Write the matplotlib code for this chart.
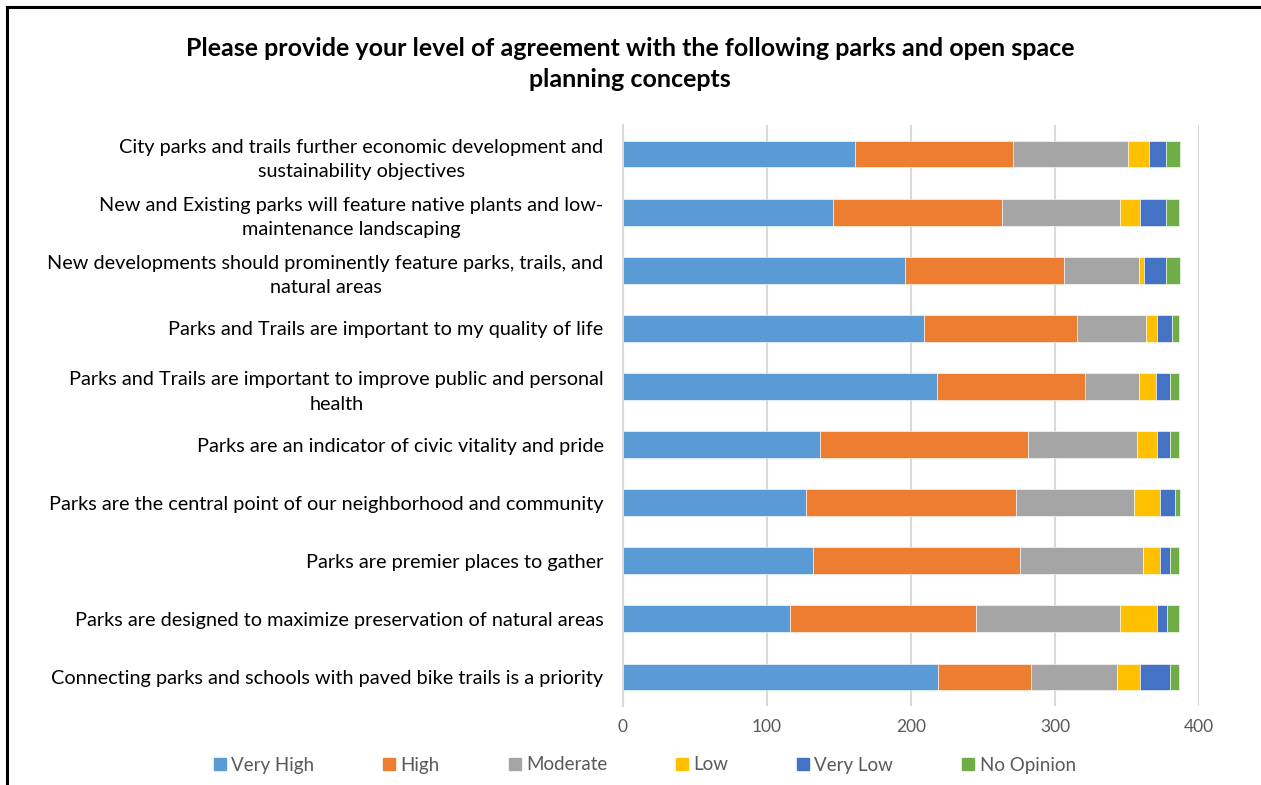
import numpy as np
from matplotlib import pyplot as plt
from matplotlib.lines import Line2D

# categories, top to bottom as shown
concepts = [
    "City parks and trails further economic development and\nsustainability objectives",
    "New and Existing parks will feature native plants and low-\nmaintenance landscaping",
    "New developments should prominently feature parks, trails, and\nnatural areas",
    "Parks and Trails are important to my quality of life",
    "Parks and Trails are important to improve public and personal\nhealth",
    "Parks are an indicator of civic vitality and pride",
    "Parks are the central point of our neighborhood and community",
    "Parks are premier places to gather",
    "Parks are designed to maximize preservation of natural areas",
    "Connecting parks and schools with paved bike trails is a priority",
]

levels = ["Very High", "High", "Moderate", "Low", "Very Low", "No Opinion"]

very_high  = [161, 146, 196, 209, 218, 137, 127, 132, 116, 219]
high       = [110, 117, 110, 106, 103, 144, 146, 144, 129, 64]
moderate   = [80, 82, 52, 48, 37, 76, 82, 85, 100, 60]
low        = [14, 14, 4, 8, 12, 14, 18, 12, 26, 16]
very_low   = [12, 18, 15, 10, 10, 9, 10, 7, 7, 21]
no_opinion = [10, 9, 10, 5, 6, 6, 4, 6, 8, 6]

colors = ["#5B9BD5", "#ED7D31", "#A5A5A5", "#FFC000", "#4472C4", "#70AD47"]

plt.rcParams['font.family'] = ['Lato', 'DejaVu Sans']

W, H = 1261, 785
fig = plt.figure(figsize=(W / 100, H / 100), dpi=100)
ax = fig.add_axes([623 / W, (H - 706) / H, (1199 - 623) / W, (706 - 125) / H])

series = [very_high, high, moderate, low, very_low, no_opinion]
y = np.arange(len(concepts))
left = np.zeros(len(concepts))
for name, vals, c in zip(levels, series, colors):
    ax.barh(y, vals, left=left, height=0.46, color=c, label=name,
            edgecolor='white', linewidth=0.4, zorder=3)
    left += np.array(vals)

ax.set_xlim(0, 400)
ax.set_ylim(len(concepts) - 0.5, -0.5)
ax.set_xticks([0, 100, 200, 300, 400])
ax.set_yticks(y)
ax.set_yticklabels(concepts, fontsize=14.3, color='black')
for t in ax.get_yticklabels():
    t.set_multialignment('center')
    t.set_linespacing(1.55)
ax.tick_params(axis='y', length=0, pad=14)
ax.tick_params(axis='x', length=0, pad=9, labelsize=12.5, labelcolor='#595959')
ax.grid(axis='x', color='#D9D9D9', linewidth=1.5, zorder=0)
for s in ['top', 'right', 'bottom']:
    ax.spines[s].set_visible(False)
ax.spines['left'].set_color('#D9D9D9')
ax.spines['left'].set_linewidth(1.5)

fig.text(630 / W, 1 - 64 / H,
         "Please provide your level of agreement with the following parks and open space\nplanning concepts",
         ha='center', va='center', fontsize=18, fontweight='bold', linespacing=1.45)

handles = [Line2D([], [], marker='s', linestyle='none', markersize=9,
                  markerfacecolor=c, markeredgecolor=c) for c in colors]
fig.legend(handles, levels, loc='center', bbox_to_anchor=(643 / W, 1 - 765 / H),
           ncol=6, frameon=False, fontsize=13.5, labelcolor='#595959',
           handletextpad=0.1, columnspacing=3.5, handlelength=1.0)

# outer border (top and left edges visible)
fig.add_artist(Line2D([7 / W, 1], [1 - 7 / H, 1 - 7 / H], color='black', linewidth=2.2))
fig.add_artist(Line2D([7 / W, 7 / W], [0, 1 - 7 / H], color='black', linewidth=2.2))

fig.savefig("out.png", dpi=100)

▶ _THE TASK_:
Your task is to repeat the data above exactly while excluding the pictures.

▶ _COMPLETE OUTPUT_:
Write the matplotlib code for this chart.
import numpy as np
from matplotlib import pyplot as plt
from matplotlib.lines import Line2D

# categories, top to bottom as shown
concepts = [
    "City parks and trails further economic development and\nsustainability objectives",
    "New and Existing parks will feature native plants and low-\nmaintenance landscaping",
    "New developments should prominently feature parks, trails, and\nnatural areas",
    "Parks and Trails are important to my quality of life",
    "Parks and Trails are important to improve public and personal\nhealth",
    "Parks are an indicator of civic vitality and pride",
    "Parks are the central point of our neighborhood and community",
    "Parks are premier places to gather",
    "Parks are designed to maximize preservation of natural areas",
    "Connecting parks and schools with paved bike trails is a priority",
]

levels = ["Very High", "High", "Moderate", "Low", "Very Low", "No Opinion"]

very_high  = [161, 146, 196, 209, 218, 137, 127, 132, 116, 219]
high       = [110, 117, 110, 106, 103, 144, 146, 144, 129, 64]
moderate   = [80, 82, 52, 48, 37, 76, 82, 85, 100, 60]
low        = [14, 14, 4, 8, 12, 14, 18, 12, 26, 16]
very_low   = [12, 18, 15, 10, 10, 9, 10, 7, 7, 21]
no_opinion = [10, 9, 10, 5, 6, 6, 4, 6, 8, 6]

colors = ["#5B9BD5", "#ED7D31", "#A5A5A5", "#FFC000", "#4472C4", "#70AD47"]

plt.rcParams['font.family'] = ['Lato', 'DejaVu Sans']

W, H = 1261, 785
fig = plt.figure(figsize=(W / 100, H / 100), dpi=100)
ax = fig.add_axes([623 / W, (H - 706) / H, (1199 - 623) / W, (706 - 125) / H])

series = [very_high, high, moderate, low, very_low, no_opinion]
y = np.arange(len(concepts))
left = np.zeros(len(concepts))
for name, vals, c in zip(levels, series, colors):
    ax.barh(y, vals, left=left, height=0.46, color=c, label=name,
            edgecolor='white', linewidth=0.4, zorder=3)
    left += np.array(vals)

ax.set_xlim(0, 400)
ax.set_ylim(len(concepts) - 0.5, -0.5)
ax.set_xticks([0, 100, 200, 300, 400])
ax.set_yticks(y)
ax.set_yticklabels(concepts, fontsize=14.3, color='black')
for t in ax.get_yticklabels():
    t.set_multialignment('center')
    t.set_linespacing(1.55)
ax.tick_params(axis='y', length=0, pad=14)
ax.tick_params(axis='x', length=0, pad=9, labelsize=12.5, labelcolor='#595959')
ax.grid(axis='x', color='#D9D9D9', linewidth=1.5, zorder=0)
for s in ['top', 'right', 'bottom']:
    ax.spines[s].set_visible(False)
ax.spines['left'].set_color('#D9D9D9')
ax.spines['left'].set_linewidth(1.5)

fig.text(630 / W, 1 - 64 / H,
         "Please provide your level of agreement with the following parks and open space\nplanning concepts",
         ha='center', va='center', fontsize=18, fontweight='bold', linespacing=1.45)

handles = [Line2D([], [], marker='s', linestyle='none', markersize=9,
                  markerfacecolor=c, markeredgecolor=c) for c in colors]
fig.legend(handles, levels, loc='center', bbox_to_anchor=(643 / W, 1 - 765 / H),
           ncol=6, frameon=False, fontsize=13.5, labelcolor='#595959',
           handletextpad=0.1, columnspacing=3.5, handlelength=1.0)

# outer border (top and left edges visible)
fig.add_artist(Line2D([7 / W, 1], [1 - 7 / H, 1 - 7 / H], color='black', linewidth=2.2))
fig.add_artist(Line2D([7 / W, 7 / W], [0, 1 - 7 / H], color='black', linewidth=2.2))

fig.savefig("out.png", dpi=100)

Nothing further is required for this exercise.